EXTRACTED ENTRIES:
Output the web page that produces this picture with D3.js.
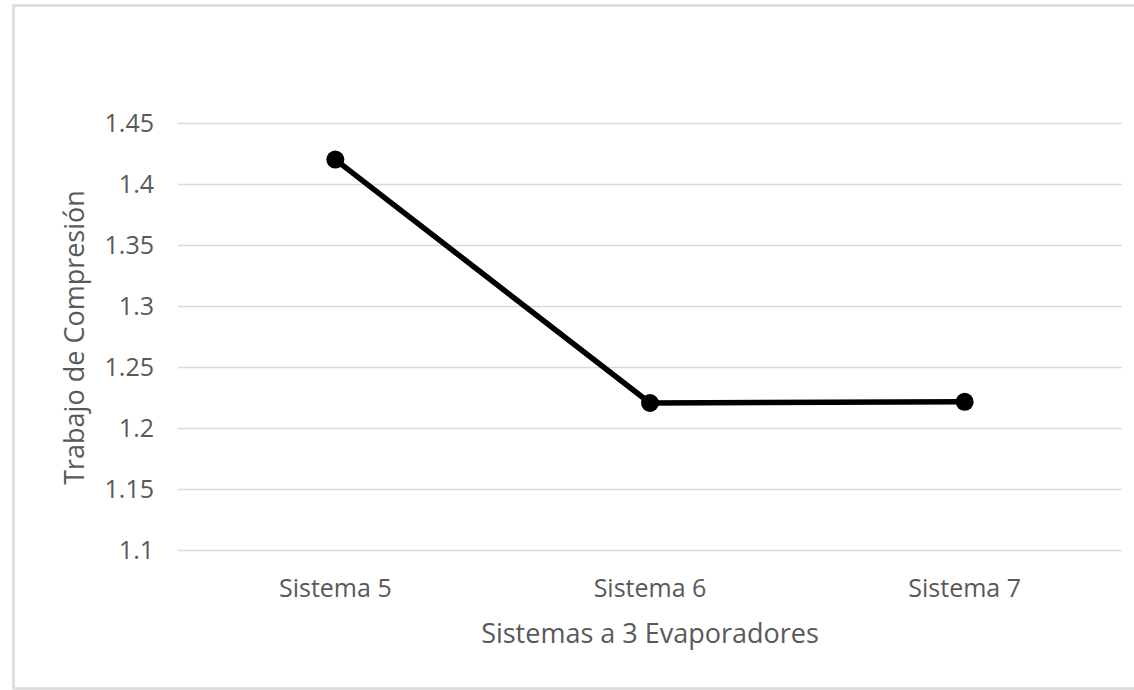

...

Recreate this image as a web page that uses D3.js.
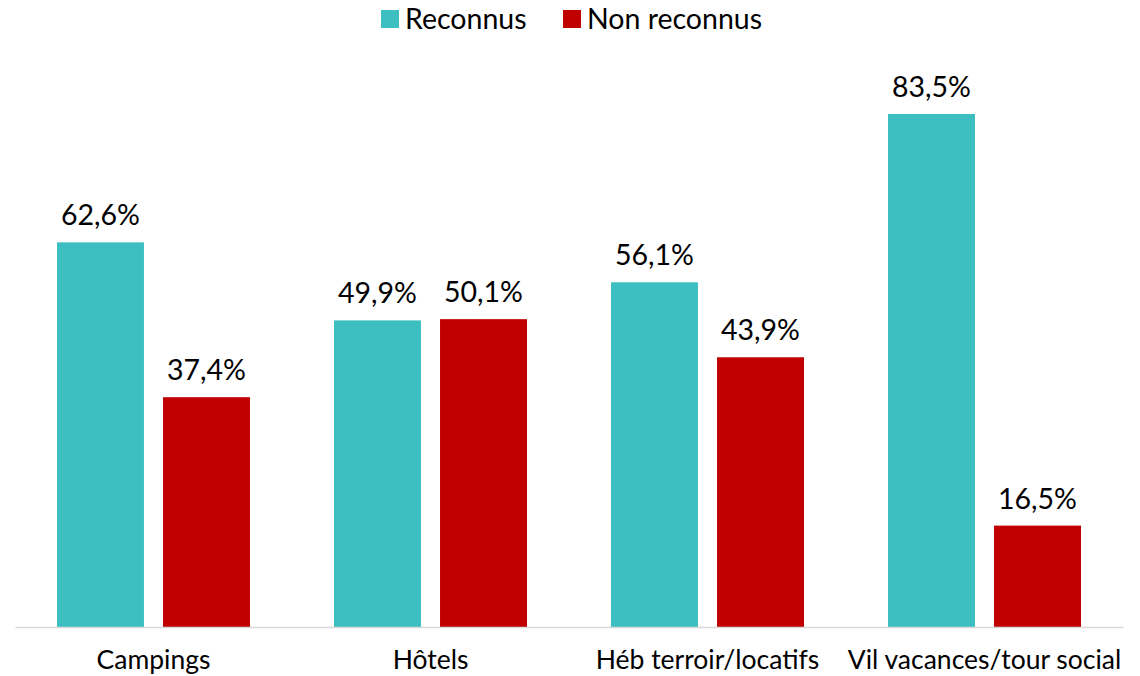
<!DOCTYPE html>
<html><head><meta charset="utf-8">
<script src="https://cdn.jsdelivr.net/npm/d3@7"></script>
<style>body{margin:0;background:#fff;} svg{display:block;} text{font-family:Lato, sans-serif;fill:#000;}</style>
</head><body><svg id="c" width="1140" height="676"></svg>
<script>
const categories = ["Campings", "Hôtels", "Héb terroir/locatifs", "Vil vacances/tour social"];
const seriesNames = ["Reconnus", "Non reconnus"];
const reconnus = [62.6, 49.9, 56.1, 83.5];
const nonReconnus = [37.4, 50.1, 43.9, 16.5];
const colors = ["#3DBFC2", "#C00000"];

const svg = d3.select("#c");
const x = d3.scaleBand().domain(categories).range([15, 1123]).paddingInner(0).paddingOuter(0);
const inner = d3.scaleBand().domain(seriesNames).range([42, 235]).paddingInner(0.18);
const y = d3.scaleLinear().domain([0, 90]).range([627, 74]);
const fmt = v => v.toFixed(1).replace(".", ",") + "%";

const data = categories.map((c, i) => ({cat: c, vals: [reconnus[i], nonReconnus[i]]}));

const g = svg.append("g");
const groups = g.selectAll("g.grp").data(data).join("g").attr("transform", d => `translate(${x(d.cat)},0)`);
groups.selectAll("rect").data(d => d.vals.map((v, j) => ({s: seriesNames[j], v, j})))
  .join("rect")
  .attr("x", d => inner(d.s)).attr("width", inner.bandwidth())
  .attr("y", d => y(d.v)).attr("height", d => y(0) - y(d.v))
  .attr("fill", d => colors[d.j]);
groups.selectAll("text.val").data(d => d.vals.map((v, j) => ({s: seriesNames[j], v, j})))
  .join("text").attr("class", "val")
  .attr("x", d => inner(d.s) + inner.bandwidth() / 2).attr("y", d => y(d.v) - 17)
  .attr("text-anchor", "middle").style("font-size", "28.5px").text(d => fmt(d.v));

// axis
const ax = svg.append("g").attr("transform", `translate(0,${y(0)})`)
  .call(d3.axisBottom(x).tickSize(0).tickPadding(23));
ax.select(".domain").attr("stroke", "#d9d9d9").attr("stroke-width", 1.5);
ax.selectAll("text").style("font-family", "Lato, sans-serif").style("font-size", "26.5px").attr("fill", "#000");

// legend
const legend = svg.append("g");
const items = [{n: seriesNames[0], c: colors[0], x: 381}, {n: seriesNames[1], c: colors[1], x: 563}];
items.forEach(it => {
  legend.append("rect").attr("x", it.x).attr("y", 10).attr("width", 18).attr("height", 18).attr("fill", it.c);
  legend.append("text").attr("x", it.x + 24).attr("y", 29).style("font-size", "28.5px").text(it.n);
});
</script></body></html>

GIVEN TASK: Each line containing the word "this" counts once; report the total alone.

WRITTEN RESPONSE: 2